Question

Find the value of $ \mathop {\lim }\limits_{x \to 0} \dfrac{{{3^{2 + x}} - 9}}{x} $ .
A) $ \log {}_e3 $
B) $ 9\log {}_e3 $
C) $ 9\log {}_3e $
D) $ 3\log {}_3e $

Answer 1

Hint: Here when we directly substitute the limit value x=0, we get 0/0 which is not defined. So we have to use L’hospital’s Rule to solve the above limit. L'Hospital's Rule states that if we have an indeterminate form 0/0, all we need to do is differentiate the numerator and the denominator and then take the limit.

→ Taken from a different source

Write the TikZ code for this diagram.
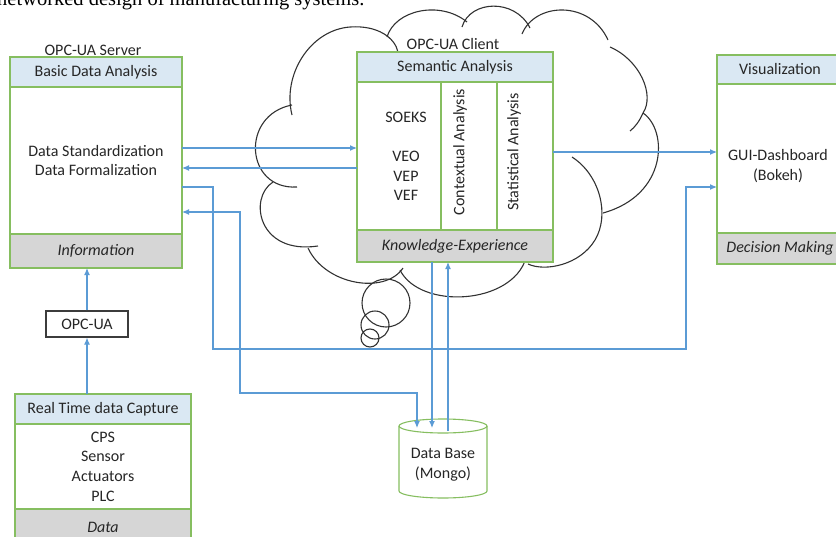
\documentclass[tikz,border=0pt]{standalone}
\usepackage{fontspec}
\setmainfont{Carlito}
\newfontfamily\capfont{Liberation Serif}
\usetikzlibrary{arrows.meta}
\definecolor{boxgreen}{RGB}{134,190,96}
\definecolor{hdrblue}{RGB}{218,232,243}
\definecolor{ftrgray}{RGB}{214,214,214}
\definecolor{flowblue}{RGB}{91,155,213}
\definecolor{cloudgray}{RGB}{50,50,50}
\definecolor{txt}{RGB}{38,38,38}
\definecolor{opcgray}{RGB}{60,60,60}
\newcommand\fs{\fontsize{16}{19.6}\selectfont}
\begin{document}
\begin{tikzpicture}[x=1pt,y=-1pt,
  box/.style={draw=boxgreen, line width=1.1pt, inner sep=0pt, outer sep=0pt, align=center, font=\fs, text=txt},
  hdr/.style={box, fill=hdrblue},
  bdy/.style={box, fill=white},
  ftr/.style={box, fill=ftrgray, font=\fs\itshape},
  txtn/.style={inner sep=0pt, align=center, font=\fs, text=txt},
  lbl/.style={inner sep=0pt, font=\fs, text=txt},
  flow/.style={draw=flowblue, line width=1.1pt, -{Latex[length=7pt,width=6pt]}},
  flow2/.style={draw=flowblue, line width=1.1pt, {Latex[length=7pt,width=6pt]}-{Latex[length=7pt,width=6pt]}},
  cloudline/.style={draw=cloudgray, line width=1.1pt},
  dbline/.style={draw=boxgreen, line width=1.1pt}]
\useasboundingbox (0,0) rectangle (836,536);

% caption fragment at the top edge
\node[anchor=base west, inner sep=0pt, font=\capfont\fontsize{20.5}{24}\selectfont, text=black] (cap) at (-3,5) {networked design of manufacturing systems.};

% ---------- cloud ----------
\draw[cloudline] (292,115) .. controls (282,75) and (310,30) .. (350,27) .. controls (378,25) and (395,38) .. (398,52);
\draw[cloudline] (387,37) .. controls (395,10) and (440,0) .. (467,22);
\draw[cloudline] (462,27) .. controls (470,0) and (515,-2) .. (530,28);
\draw[cloudline] (522,34) .. controls (535,2) and (590,0) .. (608,40);
\draw[cloudline] (610,47) .. controls (640,60) and (655,95) .. (643,113) .. controls (639,122) and (635,127) .. (630,131);
\draw[cloudline] (643,113) .. controls (668,130) and (668,195) .. (603,213);
\draw[cloudline] (572,157) .. controls (600,175) and (610,215) .. (595,240) .. controls (580,265) and (545,272) .. (528,264);
\draw[cloudline] (526,258) .. controls (512,305) and (420,310) .. (400,270);
\draw[cloudline] (308,248) .. controls (325,285) and (385,295) .. (403,268);
\draw[cloudline] (273,182) .. controls (248,198) and (258,255) .. (318,246);
\draw[cloudline] (292,105) .. controls (240,115) and (245,190) .. (297,187);
\draw[cloudline] (386,303) circle[radius=24];
\draw[cloudline] (375,325) circle[radius=14];
\draw[cloudline] (370,338) circle[radius=9];

% ---------- left box ----------
\node[lbl] (srv) at (93,50) {OPC-UA Server};
\node[hdr, minimum width=172pt, minimum height=30pt] (bdaH) at (96,72) {Basic Data Analysis};
\node[bdy, minimum width=172pt, minimum height=147pt] (bdaB) at (96,160.5) {Data Standardization\\Data Formalization};
\node[ftr, minimum width=172pt, minimum height=34pt] (bdaF) at (96,251) {Information};

% ---------- cloud box ----------
\node[lbl] (cli) at (453,44) {OPC-UA Client};
\node[hdr, minimum width=196pt, minimum height=30pt] (saH) at (455,67) {Semantic Analysis};
\node[bdy, minimum width=84pt, minimum height=148pt] (col1) at (399,156) {};
\node[bdy, minimum width=56pt, minimum height=148pt] (col2) at (469,156) {};
\node[bdy, minimum width=56pt, minimum height=148pt] (col3) at (525,156) {};
\node[txtn] (soeks) at (406,117) {SOEKS};
\node[txtn] (veo) at (406,176) {VEO\\VEP\\VEF};
\node[txtn, rotate=90] (ctx) at (460,152) {Contextual Analysis};
\node[txtn, rotate=90] (stat) at (514,152) {Statistical Analysis};
\node[ftr, minimum width=196pt, minimum height=32pt] (kexp) at (455,246) {Knowledge-Experience};

% ---------- visualization ----------
\node[hdr, minimum width=126pt, minimum height=29pt] (visH) at (780,69.5) {Visualization};
\node[bdy, minimum width=126pt, minimum height=149pt] (visB) at (780,158.5) {};
\node[txtn] (gui) at (778,166) {GUI-Dashboard\\(Bokeh)};
\node[ftr, minimum width=126pt, minimum height=31pt] (visF) at (780,248.5) {Decision Making};

% ---------- real time ----------
\node[hdr, minimum width=176pt, minimum height=30pt] (rtH) at (103,409) {Real Time data Capture};
\node[bdy, minimum width=176pt, minimum height=85pt] (rtB) at (103,466.5) {CPS\\Sensor\\Actuators\\PLC};
\node[ftr, minimum width=176pt, minimum height=36pt] (rtF) at (103,527) {Data};

% ---------- OPC-UA ----------
\node[draw=opcgray, line width=1.1pt, minimum width=82pt, minimum height=26pt, font=\fs, text=txt, inner sep=0pt] (opc) at (87,324) {OPC-UA};

% ---------- database ----------
\draw[dbline, fill=white] (399,426) -- (399,491) arc[start angle=180, end angle=0, x radius=44, y radius=7] -- (487,426);
\draw[dbline, fill=white] (443,426) ellipse[x radius=44, y radius=7];
\node[txtn] (db) at (443,465) {Data Base\\(Mongo)};

% ---------- coordinates ----------
\coordinate (L1) at (0,148);
\coordinate (L2) at (0,168);
\coordinate (L3) at (0,152);
\coordinate (L4) at (0,187);
\coordinate (L5) at (0,349);
\coordinate (L6) at (0,212);
\coordinate (L7) at (0,393);
\coordinate (X1) at (213,0);
\coordinate (X2) at (686,0);
\coordinate (X3) at (240,0);
\coordinate (db1) at (417,428);
\coordinate (db2) at (432,428);
\coordinate (db3) at (448,431);

% ---------- connectors ----------
\draw[flow] (bdaB.east |- L1) -- (col1.west |- L1);
\draw[flow] (col1.west |- L2) -- (bdaB.east |- L2);
\draw[flow] (col3.east |- L3) -- (visB.west |- L3);
\draw[flow] (bdaB.east |- L4) -| (X1 |- L5) -| (X2 |- L4) -- (visB.west |- L4);
\draw[flow2] (bdaB.east |- L6) -| (X3 |- L7) -| (db1);
\draw[flow] (kexp.south -| db2) -- (db2);
\draw[flow] (db3) -- (kexp.south -| db3);
\draw[flow] (rtH.north -| opc) -- (opc.south);
\draw[flow] (opc.north) -- (bdaF.south -| opc);
\end{tikzpicture}
\end{document}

Complete step-by-step answer:
We are given to find the value of $ \mathop {\lim }\limits_{x \to 0} \dfrac{{{3^{2 + x}} - 9}}{x} $
Here the limit of x tends to zero.
By direct substitution, substitute the value x=0 in the limit as it tends to the value zero.
 $
  \mathop {\lim }\limits_{x \to 0} \dfrac{{{3^{2 + x}} - 9}}{x} \\
  x = 0 \\
   = \dfrac{{{3^{2 + 0}} - 9}}{0} \\
   = \dfrac{{9 - 9}}{0} \\
   = \dfrac{0}{0} \\
  $
The value of 0/0 is undefined. So use L’Hospital’s rule to solve the limit.
L’Hospital’s Rule states that If $ \mathop {\lim }\limits_{x \to a} \dfrac{{f\left( x \right)}}{{g\left( x \right)}} = \dfrac{0}{0} $ then $ \mathop {\lim }\limits_{x \to a} \dfrac{{f\left( x \right)}}{{g\left( x \right)}} = \mathop {\lim }\limits_{x \to a} \dfrac{{\dfrac{d}{{dx}}\left[ {f\left( x \right)} \right]}}{{\dfrac{d}{{dx}}\left[ {g\left( x \right)} \right]}} $
 $
  f\left( x \right) = {3^{2 + x}} - 9 \\
  \dfrac{d}{{dx}}\left[ {f\left( x \right)} \right] = \dfrac{d}{{dx}}\left( {{3^{2 + x}} - 9} \right) \\
   = \dfrac{d}{{dx}}\left( {{3^{2 + x}}} \right) - \dfrac{d}{{dx}}\left( 9 \right) \\
   = {\log _e}3\left( {{3^{2 + x}}} \right) - 0 \\
  $
Differentiation of a constant is zero.
Differentiation of
  $
  {a^x} = \ln a\left( {{a^x}} \right) \\
  \ln a = {\log _e}a \\
  \dfrac{d}{{dx}}\left[ {f\left( x \right)} \right] = {\log _e}3\left( {{3^{2 + x}}} \right) \\
  g\left( x \right) = x \\
  \dfrac{d}{{dx}}\left[ {g\left( x \right)} \right] = \dfrac{d}{{dx}}\left( x \right) \\
  \dfrac{d}{{dx}}\left[ {g\left( x \right)} \right] = 1 \\
  \mathop {\lim }\limits_{x \to 0} \dfrac{{f\left( x \right)}}{{g\left( x \right)}} = \mathop {\lim }\limits_{x \to 0} \dfrac{{{{\log }_e}3\left( {{3^{2 + x}}} \right)}}{1} = \mathop {\lim }\limits_{x \to 0} {\log _e}3\left( {{3^{2 + x}}} \right) \\
  \mathop {\lim }\limits_{x \to 0} {\log _e}3\left( {{3^{2 + x}}} \right) = {\log _e}3\left( {{3^{2 + 0}}} \right) \\
   = {\log _e}3\left( {{3^2}} \right) \\
   = 9{\log _e}3 \\
  $
Therefore, the value of $ \mathop {\lim }\limits_{x \to 0} \dfrac{{{3^{2 + x}} - 9}}{x} $ is $ 9{\log _e}3 $
So, the correct answer is “Option B”.

Note: A limit is the value that a function approaches as the input approaches some value. Limits are essential to calculus and mathematical analysis, derivatives and integrals. The limit of a constant function is equal to the constant. Limits follow distributive property in addition and subtraction. Do not use L’Hospital’s Rule when you have a determinable form of limit.